私はやっぱり「丸い通気口」をできるだけ沢山開けるほうが有効だと思っています。何故「丸い通気口」かというと耐震性のためです。
by toyo (2008-01-11 09:56) 

しゃくとりむし

今セルフで増改築をしており、床下の環境、断熱、どの薬品を使うか
などについて悩んでいるときなので、
toyoさんのブログにとても助けられています。

この場を借りてお礼を言わせてください。
「ありがとうございます。」
by しゃくとりむし (2008-01-12 18:50) 

toyo

しゃくとりむし様
どういたしまして、こちらこそありがとうございます。
余計なお世話だと思いますが、見た目のカッコよさよりも耐久性重視、それと健康重視で考えられたほうがいいかもしれないですね。
増改築上手くいくことを祈っております。
by toyo (2008-01-13 10:06) 

こう

 腐朽菌などの対策を踏まえた設計方針を立てないと、良い家が建たないということがわっかりましたー。
by こう (2008-01-16 12:24) 

toyo

こう 様
駄文なのに、ご精読ありがとうございました。
コメント&ナイスもお礼申し上げます。
by toyo (2008-01-17 10:12) 

FUTTA

こんにちは、はじめまして
「丸い通気口」は文中にある、某中堅ハウスメーカーさんが採用さえてると思うのですが
「乾燥室にも問題」というのが気になります。
前に同じような話を聞いた事があるので、あながち噂だけではないような気がします。
by FUTTA (2008-01-30 10:59) 

toyo

FUTTA 様
コメントありがとうございます。
「丸い通気口」は最近見かけるようになりましたが私はいいことだと思っています。
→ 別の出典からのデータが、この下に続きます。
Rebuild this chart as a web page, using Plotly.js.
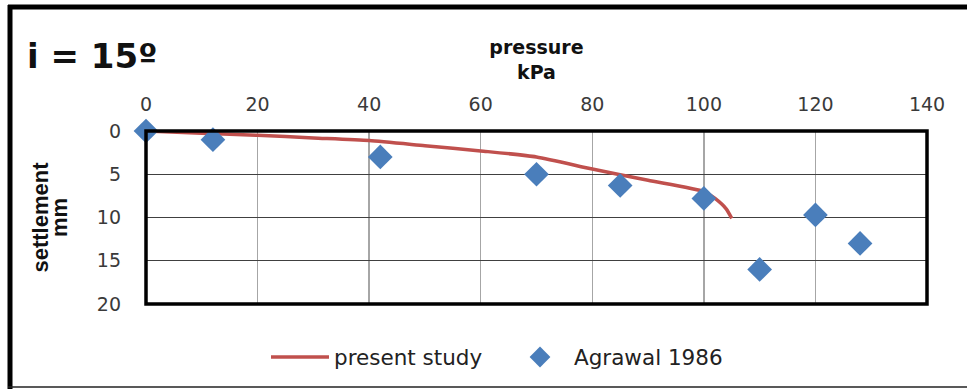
<!DOCTYPE html>
<html>
<head>
<meta charset="utf-8">
<script src="https://cdn.plot.ly/plotly-3.0.1.min.js"></script>
<style>html,body{margin:0;padding:0;background:#fff;}#chart{width:967px;height:389px;}</style>
</head>
<body>
<div id="chart"></div>
<script>
// present study curve
var studyPressure = [0, 10, 20, 30, 40, 50, 60, 70, 80, 90, 100, 102, 104, 105];
var studySettlement = [0, 0.25, 0.5, 0.8, 1.1, 1.7, 2.3, 3.0, 4.4, 5.7, 7.0, 7.8, 9.0, 10.1];
// Agrawal 1986 points
var agrawalPressure = [0, 12, 42, 70, 85, 100, 110, 120, 128];
var agrawalSettlement = [0, 1, 3, 5, 6.3, 7.8, 16, 9.7, 13];
var xTicks = [0, 20, 40, 60, 80, 100, 120, 140];
var yTicks = [0, 5, 10, 15, 20];

var traces = [
  {x: studyPressure, y: studySettlement, name: 'present study', type: 'scatter', mode: 'lines',
   line: {color: '#c0504d', width: 3.5, shape: 'spline', smoothing: 0.6}},
  {x: agrawalPressure, y: agrawalSettlement, name: 'Agrawal 1986', type: 'scatter', mode: 'markers',
   marker: {symbol: 'diamond', size: 19, color: '#4a7ebb'}, cliponaxis: false}
];

var px = function(p){ return (p - 146) / 781; };
var py = function(p){ return (304 - p) / 173; };
var FONT = '"DejaVu Sans", Verdana, sans-serif';

var layout = {
  width: 967, height: 389,
  margin: {l: 146, r: 40, t: 131, b: 85},
  paper_bgcolor: '#fff', plot_bgcolor: '#fff',
  font: {family: FONT, size: 19, color: '#3a3a3a'},
  title: {text: '<b>i = 15º</b>', font: {family: FONT, size: 34, color: '#111'},
          x: 27/967, xanchor: 'left', xref: 'container', y: 1 - 56/389, yanchor: 'middle', yref: 'container'},
  xaxis: {side: 'top', range: [0, 140], tickvals: xTicks, ticks: '', ticklabelstandoff: 15,
          tickfont: {family: FONT, size: 19, color: '#3a3a3a'},
          showgrid: true, gridcolor: '#a6a6a6', gridwidth: 1.5, zeroline: false, showline: false,
          title: {text: '<b>pressure<br>kPa</b>', standoff: 8, font: {family: FONT, size: 19, color: '#111'}}},
  yaxis: {range: [20, 0], tickvals: yTicks, ticks: '', ticklabelstandoff: 24,
          tickfont: {family: FONT, size: 19, color: '#3a3a3a'},
          showgrid: true, gridcolor: '#404040', gridwidth: 1.3, zeroline: false, showline: false,
          title: {text: '<span style="font-size:22px"><b>settlement</b></span><br><span style="font-size:22px"><b>mm</b></span>', standoff: 25,
                  font: {family: '"Liberation Sans", Arial, sans-serif', size: 15, color: '#111'}}},
  showlegend: true,
  legend: {orientation: 'h', x: 506/967, xanchor: 'center', xref: 'container', y: 1 - 357/389, yanchor: 'middle', yref: 'container',
           itemwidth: 58, entrywidth: 167, font: {family: FONT, size: 21.5, color: '#222'}, bgcolor: 'rgba(0,0,0,0)'},
  shapes: [
    {type: 'rect', xref: 'paper', yref: 'paper', x0: 0, x1: 1, y0: 0, y1: 1, line: {color: '#000', width: 3.5}},
    {type: 'line', xref: 'paper', yref: 'paper', x0: px(8), x1: px(967), y0: py(7), y1: py(7), line: {color: '#000', width: 5}},
    {type: 'line', xref: 'paper', yref: 'paper', x0: px(10), x1: px(10), y0: py(5), y1: py(389), line: {color: '#000', width: 5}},
    {type: 'line', xref: 'paper', yref: 'paper', x0: px(8), x1: px(967), y0: py(387), y1: py(387), line: {color: '#222', width: 1.5}}
  ]
};

Plotly.newPlot('chart', traces, layout, {displayModeBar: false, staticPlot: true});
</script>
</body>
</html>
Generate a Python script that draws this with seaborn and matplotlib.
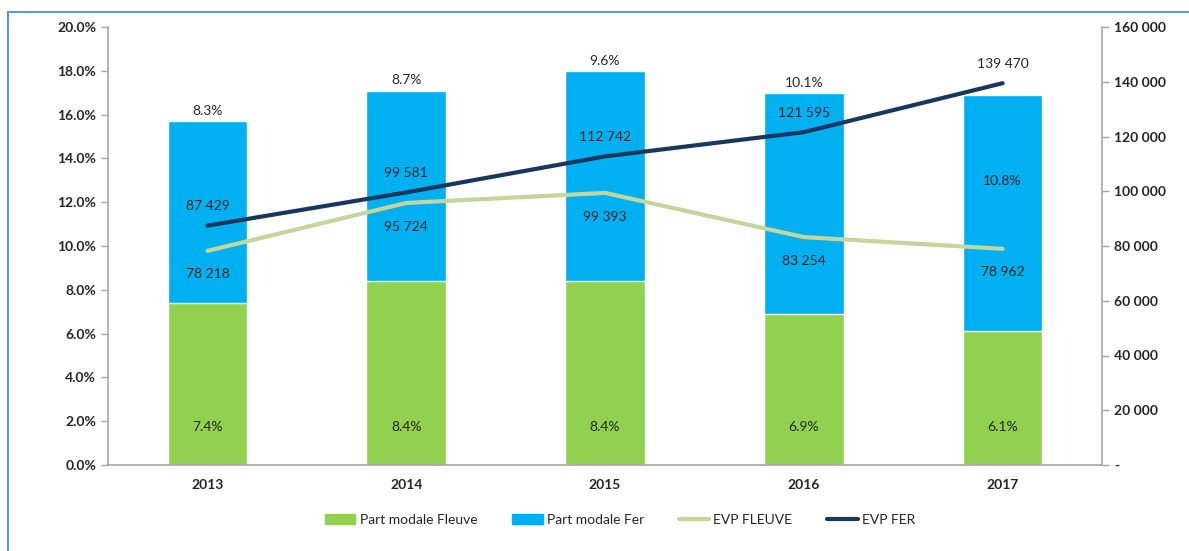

理由は言うまでもないですが基礎の強度を落とさずに通気ができるからですよね。
「乾燥室にも問題」・・・というのは、一時全国的にも有名になった新潟県内の某工務店では「木材が燃えそうになるほどの高温」で一気に乾燥させてるそうです。そのため何度か乾燥室のボヤ騒ぎを起こしています。このように急激に熱を加えて木材を乾燥させても「木材の芯の水分」は抜けません。だから見せかけの含水率を下げてるだけです。そして一般の人はそのことを知らないで乗せられています。もっともこの工務店にはコンサルタントがついていて商売的には大成功していますが地元では(実態を知っているので)悪評ぷんぷんです。